Distributed training raise an error
Hi,
I am trying to run Romp in distributed mode. I follow this Script. Since there is no folder called core in the repository I replaced it with romp. However, when I run the code it raises the error that there is no file called train.py. How can I avoid this error?
Thanks
Thanks for the bug report. Please replace it as romp.train like this https://github.com/Arthur151/ROMP/blob/master/scripts/train_distributed.sh
@Arthur151 I did try romp.train. Even with that I get the error. Here is what I get:
*****************************************
/z/home/mahzad-khosh/env/romp/bin/python: can't open file 'romp.train': [Errno 2] No such file or directory
Traceback (most recent call last):
File "/z/home/mahzad-khosh/env/romp/lib/python3.8/runpy.py", line 194, in _run_module_as_main
return _run_code(code, main_globals, None,
File "/z/home/mahzad-khosh/env/romp/lib/python3.8/runpy.py", line 87, in _run_code
exec(code, run_globals)
File "/z/home/mahzad-khosh/env/romp/lib/python3.8/site-packages/torch/distributed/launch.py", line 261, in <module>
main()
File "/z/home/mahzad-khosh/env/romp/lib/python3.8/site-packages/torch/distributed/launch.py", line 256, in main
raise subprocess.CalledProcessError(returncode=process.returncode,
subprocess.CalledProcessError: Command '['/z/home/mahzad-khosh/env/romp/bin/python', '-u', 'romp.train', '--local_rank=3', '--GPUS=0,1,2,3', '--configs_yml=configs/v1_hrnet_3dpw_ft.yml', '--distributed_training=1']' returned non-zero exit status 2.

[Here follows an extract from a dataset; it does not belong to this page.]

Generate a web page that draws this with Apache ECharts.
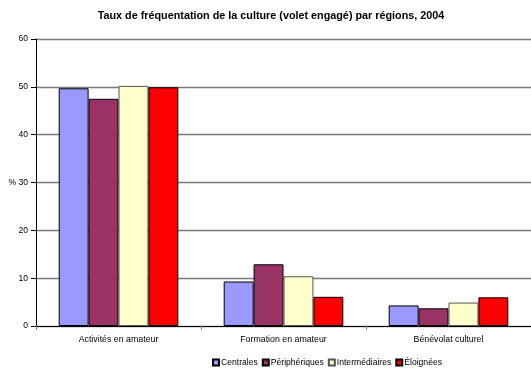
<!DOCTYPE html>
<html>
<head>
<meta charset="utf-8">
<script src="https://cdn.jsdelivr.net/npm/echarts@6/dist/echarts.min.js"></script>
<style>
html,body{margin:0;padding:0;background:#fff;}
#chart{width:531px;height:368px;}
</style>
</head>
<body>
<div id="chart"></div>
<script>
// Engaged cultural participation rates by region type, 2004 (%)
const categories = ['Activités en amateur', 'Formation en amateur', 'Bénévolat culturel'];
const centrales = [49.7, 9.3, 4.3];
const peripheriques = [47.5, 12.9, 3.7];
const intermediaires = [50.2, 10.4, 4.9];
const eloignees = [49.9, 6.1, 6.0];
const yTicks = [0, 10, 20, 30, 40, 50, 60];

const font = 'Arial, "Liberation Sans", sans-serif';

function bar(name, data, color, border) {
  return {
    name: name,
    type: 'bar',
    data: data,
    barGap: '0%',
    barCategoryGap: '27.5%',
    itemStyle: { color: color, borderColor: border, borderWidth: 1 }
  };
}

const chart = echarts.init(document.getElementById('chart'), null, { renderer: 'canvas' });
chart.setOption({
  animation: false,
  title: {
    text: 'Taux de fréquentation de la culture (volet engagé) par régions, 2004',
    left: 266, textAlign: 'center', top: 6,
    textStyle: { fontFamily: font, fontSize: 10.8, fontWeight: 'bold', color: '#000' }
  },
  legend: {
    left: 207, top: 353,
    itemWidth: 6, itemHeight: 6, itemGap: 4,
    icon: 'rect',
    textStyle: { fontFamily: font, fontSize: 8.6, color: '#000', padding: [0, 0, 0, -3] },
    data: ['Centrales', 'Périphériques', 'Intermédiaires', 'Éloignées']
  },
  grid: { left: 36, top: 39, width: 498, height: 287, containLabel: false },
  xAxis: {
    type: 'category',
    data: categories,
    axisLine: { lineStyle: { color: '#000', width: 1 } },
    axisTick: { show: true, length: 4, lineStyle: { color: '#808080' } },
    axisLabel: { fontFamily: font, fontSize: 8.8, color: '#000', margin: 9 }
  },
  yAxis: {
    type: 'value',
    min: yTicks[0], max: yTicks[yTicks.length - 1], interval: 10,
    axisLine: { show: true, lineStyle: { color: '#000', width: 1 } },
    axisTick: { show: true, length: 5, lineStyle: { color: '#000' } },
    splitLine: { lineStyle: { color: '#7a7a7a', width: 1.3 } },
    axisLabel: {
      fontFamily: font, fontSize: 8.6, color: '#000', margin: 8,
      formatter: v => (v === 30 ? '% ' + v : String(v))
    }
  },
  series: [
    bar('Centrales', centrales, '#9999FF', '#000'),
    bar('Périphériques', peripheriques, '#993366', '#000'),
    bar('Intermédiaires', intermediaires, '#FFFFCC', '#555'),
    bar('Éloignées', eloignees, '#FF0000', '#000')
  ]
});
</script>
</body>
</html>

/z/home/mahzad-khosh/env/romp/bin/python: can't open file 'romp.train': [Errno 2] No such file or directory
/z/home/mahzad-khosh/env/romp/bin/python: can't open file 'romp.train': [Errno 2] No such file or directory
/z/home/mahzad-khosh/env/romp/bin/python: can't open file 'romp.train': [Errno 2] No such file or directory
What is the reason?
Oh, the command you use is different from what is on my rep. Besides, please make sure that you run the code under ROMP folder.
CUDA_VISIBLE_DEVICES=${GPUS} nohup python -u -m torch.distributed.launch --nproc_per_node=4 romp.train --GPUS=${GPUS} --configs_yml=${TRAIN_CONFIGS} --distributed_training=1 > '../log/'${TAB}'_'${DATASET}'_g'${GPUS}.log 2>&1 &
Your command drops the -m config, which makes python search like a module.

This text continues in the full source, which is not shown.